Terkait Lahan Huntap II Wali Kota Harus Bicara Sesuai Fakta Hukum

 

 

Antasena (deadline-news.com)-Palu-Menanggapi pemberitaan beberapa media tanggal 8 Februari 2023 tentang pernyataan walikota Palu Hadianto Rasiyid,SE, yang mengatakan “Lahan Huntap Tondo II yang sudah Clear” harus bicara sesuai fakta hukum.

“Kami kuasa PT Sinar Putra Murni dan PT Sinar Waluyo menyampaikan, bahwa pernyataan tersebut merupakan penyataan yang tidak menunjukan sikap sebagai pemimpin yang menjalankan aturan hukum, namun menunjukkan sikap otoriter dan arogan sebagai kepala daerah,”kata Salmin Haedar,SH melalui Sahlan Lamporo,SH di rilis yang dikirim ke redaksi deadline-news.com Jum’at (10/2-2023).

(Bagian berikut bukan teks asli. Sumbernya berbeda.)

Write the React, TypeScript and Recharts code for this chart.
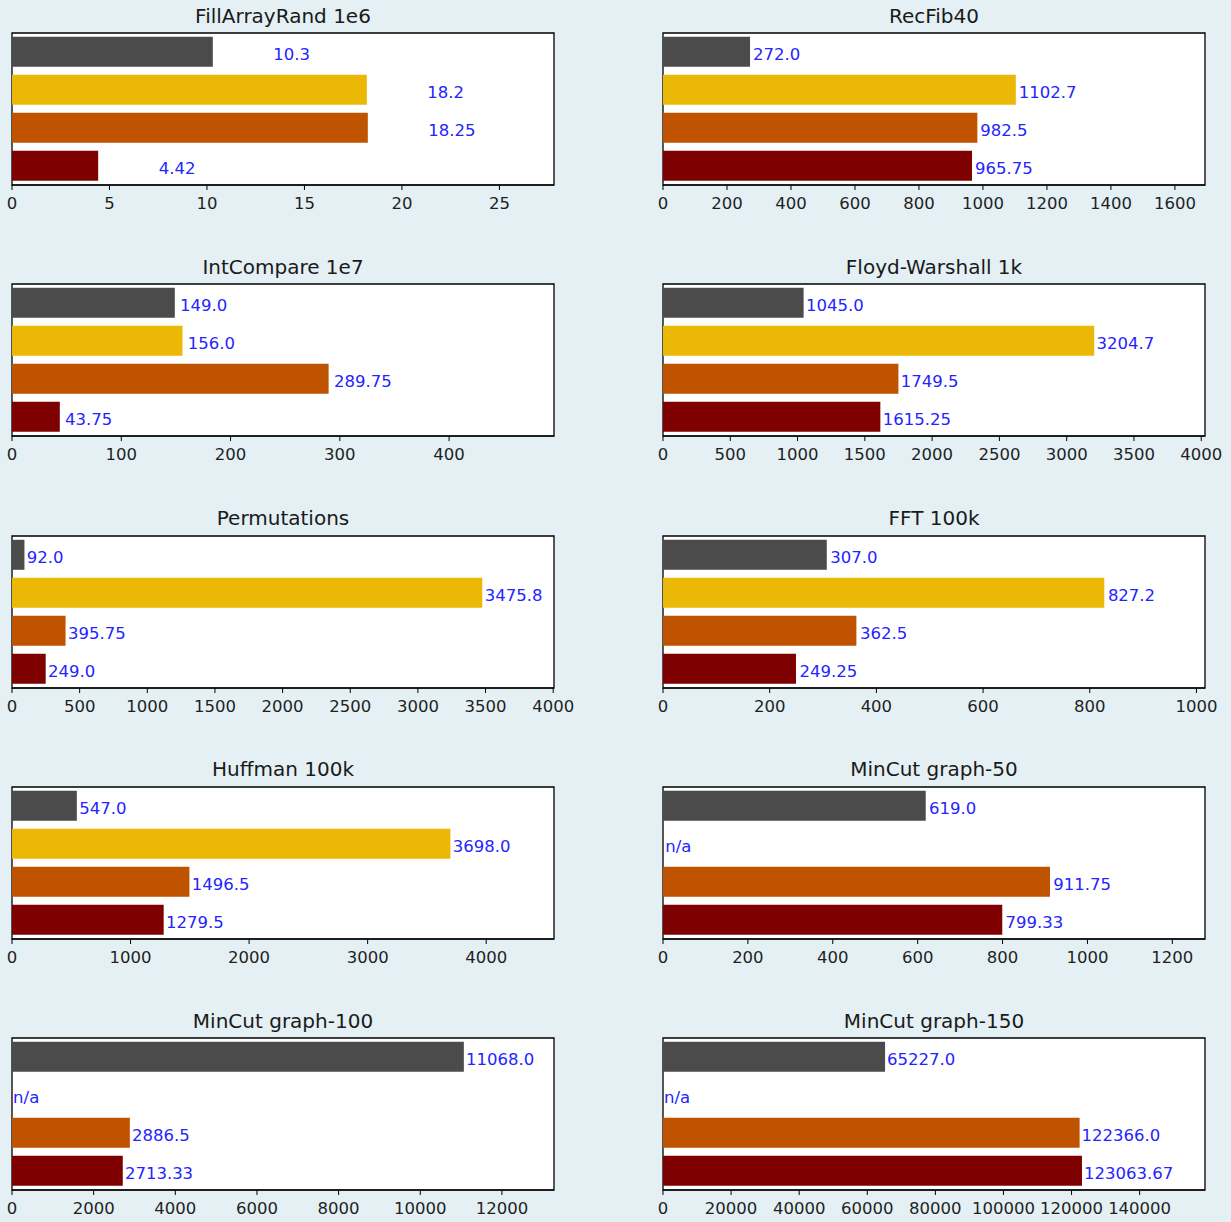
import React from 'react';
import { BarChart, Bar, XAxis, YAxis, Cell, CartesianGrid, ReferenceArea, LabelList } from 'recharts';

// benchmark names, left-to-right then top-to-bottom
const benchmarks = [
  'FillArrayRand 1e6', 'RecFib40',
  'IntCompare 1e7', 'Floyd-Warshall 1k',
  'Permutations', 'FFT 100k',
  'Huffman 100k', 'MinCut graph-50',
  'MinCut graph-100', 'MinCut graph-150',
];

// one array per implementation (bar order top to bottom), null = n/a
const grayTimes = [10.3, 272.0, 149.0, 1045.0, 92.0, 307.0, 547.0, 619.0, 11068.0, 65227.0];
const goldTimes = [18.2, 1102.7, 156.0, 3204.7, 3475.8, 827.2, 3698.0, null, null, null];
const orangeTimes = [18.25, 982.5, 289.75, 1749.5, 395.75, 362.5, 1496.5, 911.75, 2886.5, 122366.0];
const redTimes = [4.42, 965.75, 43.75, 1615.25, 249.0, 249.25, 1279.5, 799.33, 2713.33, 123063.67];

const axisMax = [27.8, 1694, 496, 4028, 4006, 1016, 4572, 1277, 13276, 159200];
const axisTicks = [
  [0, 5, 10, 15, 20, 25],
  [0, 200, 400, 600, 800, 1000, 1200, 1400, 1600],
  [0, 100, 200, 300, 400],
  [0, 500, 1000, 1500, 2000, 2500, 3000, 3500, 4000],
  [0, 500, 1000, 1500, 2000, 2500, 3000, 3500, 4000],
  [0, 200, 400, 600, 800, 1000],
  [0, 1000, 2000, 3000, 4000],
  [0, 200, 400, 600, 800, 1000, 1200],
  [0, 2000, 4000, 6000, 8000, 10000, 12000],
  [0, 20000, 40000, 60000, 80000, 100000, 120000, 140000],
];

const colors = ['#4b4b4b', '#ecb806', '#bf5300', '#7f0000'];
const LABEL_OFFSET = 3; // data units past the bar end
const LABEL_COLOR = '#2424ff';

const PLOT_W = 542;
const PLOT_H = 152;
const COL_LEFT = [12, 663];
const ROW_TOP = [33, 284.25, 535.5, 786.75, 1038];
const M_LEFT = 10;
const M_RIGHT = 34;
const M_TOP = 2;
const AXIS_H = 40;

// python-like float repr: 272 -> "272.0"
const fmt = (v: number | null) => (v == null ? 'n/a' : Number.isInteger(v) ? v.toFixed(1) : String(v));

const Panel = ({ idx }: { idx: number }) => {
  const series = [grayTimes, goldTimes, orangeTimes, redTimes];
  const data = series.map((s, i) => ({
    name: `s${i}`,
    value: s[idx] ?? 0,
    label: fmt(s[idx]),
    missing: s[idx] == null,
  }));
  const max = axisMax[idx];
  const k = PLOT_W / max;
  const col = idx % 2;
  const row = Math.floor(idx / 2);
  const left = COL_LEFT[col];
  const top = ROW_TOP[row];

  const renderLabel = (props: any) => {
    const vb = props.viewBox ?? props;
    const x = vb.x + vb.width + LABEL_OFFSET * k + 2;
    const y = vb.y + vb.height / 2 + 8.5;
    return (
      <text key={`lbl-${props.index}`} x={x} y={y} fill={LABEL_COLOR} fontSize={16.5}>
        {props.value}
      </text>
    );
  };

  // n/a rows have no bar, so hang the label on a reference area of the row
  const renderNa = (props: any) => {
    const vb = props.viewBox ?? props;
    return (
      <text x={vb.x + vb.width + 1} y={vb.y + vb.height / 2 + 8} fill={LABEL_COLOR} fontSize={16.5}>
        n/a
      </text>
    );
  };

  return (
    <>
      <div
        style={{
          position: 'absolute',
          left,
          top: top - 27.5,
          width: PLOT_W,
          textAlign: 'center',
          fontSize: 20,
          lineHeight: '20px',
          color: '#1a1a1a',
        }}
      >
        {benchmarks[idx]}
      </div>
      <div style={{ position: 'absolute', left: left - M_LEFT, top: top - M_TOP }}>
        <BarChart
          width={PLOT_W + M_LEFT + M_RIGHT}
          height={PLOT_H + M_TOP + AXIS_H}
          data={data}
          layout="vertical"
          margin={{ top: M_TOP, right: M_RIGHT, bottom: 0, left: M_LEFT }}
          barCategoryGap="10%"
        >
          <CartesianGrid fill="#ffffff" horizontal={false} vertical={false} />
          <XAxis
            type="number"
            domain={[0, max]}
            ticks={axisTicks[idx]}
            allowDataOverflow
            height={AXIS_H}
            tickSize={5}
            tickMargin={7.5}
            tickLine={{ stroke: '#000' }}
            axisLine={{ stroke: '#000' }}
            tick={{ fontSize: 16.5, fill: '#1f1f1f' }}
            interval={0}
          />
          <YAxis type="category" dataKey="name" hide />
          <Bar dataKey="value" isAnimationActive={false}>
            {data.map((d, i) => (
              <Cell key={d.name} fill={colors[i]} />
            ))}
            <LabelList dataKey="label" content={renderLabel} />
          </Bar>
          {data
            .filter((d) => d.missing)
            .map((d) => (
              <ReferenceArea
                key={`na-${d.name}`}
                y1={d.name}
                y2={d.name}
                x1={0}
                x2={LABEL_OFFSET}
                fill="none"
                fillOpacity={0}
                stroke="none"
                label={renderNa}
              />
            ))}
          <ReferenceArea x1={0} x2={max} fill="none" fillOpacity={0} stroke="#000" strokeWidth={1.3} />
        </BarChart>
      </div>
    </>
  );
};

export default function App() {
  return (
    <div
      style={{
        position: 'absolute',
        left: 0,
        top: 0,
        width: 1231,
        height: 1222,
        background: '#e4f0f4',
        fontFamily: '"DejaVu Sans", sans-serif',
        overflow: 'hidden',
      }}
    >
      {benchmarks.map((_, i) => (
        <Panel key={i} idx={i} />
      ))}
    </div>
  );
}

Menurutnya penyataan walikota yang menyatakan bahwa masalah tanah huntap telah clear & clear, merupakan upaya pencintraan yang dibangun Hadiyanto seakan-akan sebagai walikota telah mampu menyelesaikan persoalan yang sejati tindakan tersebut akan menimbulkan persoalan hukum belakangan hari.

“Masalah lahan huntap sampai saat ini antara pemerintah kota Palu dan pemilik tanah PT Sinar Putra Murni dan PT Sinar Waluyo, belum menemukan penyelesaian hukum, dimana lahan seluas 65 hektar tersebut baru 30 hektar yang disumbangkan oleh perusahaan,”terang Sahlan.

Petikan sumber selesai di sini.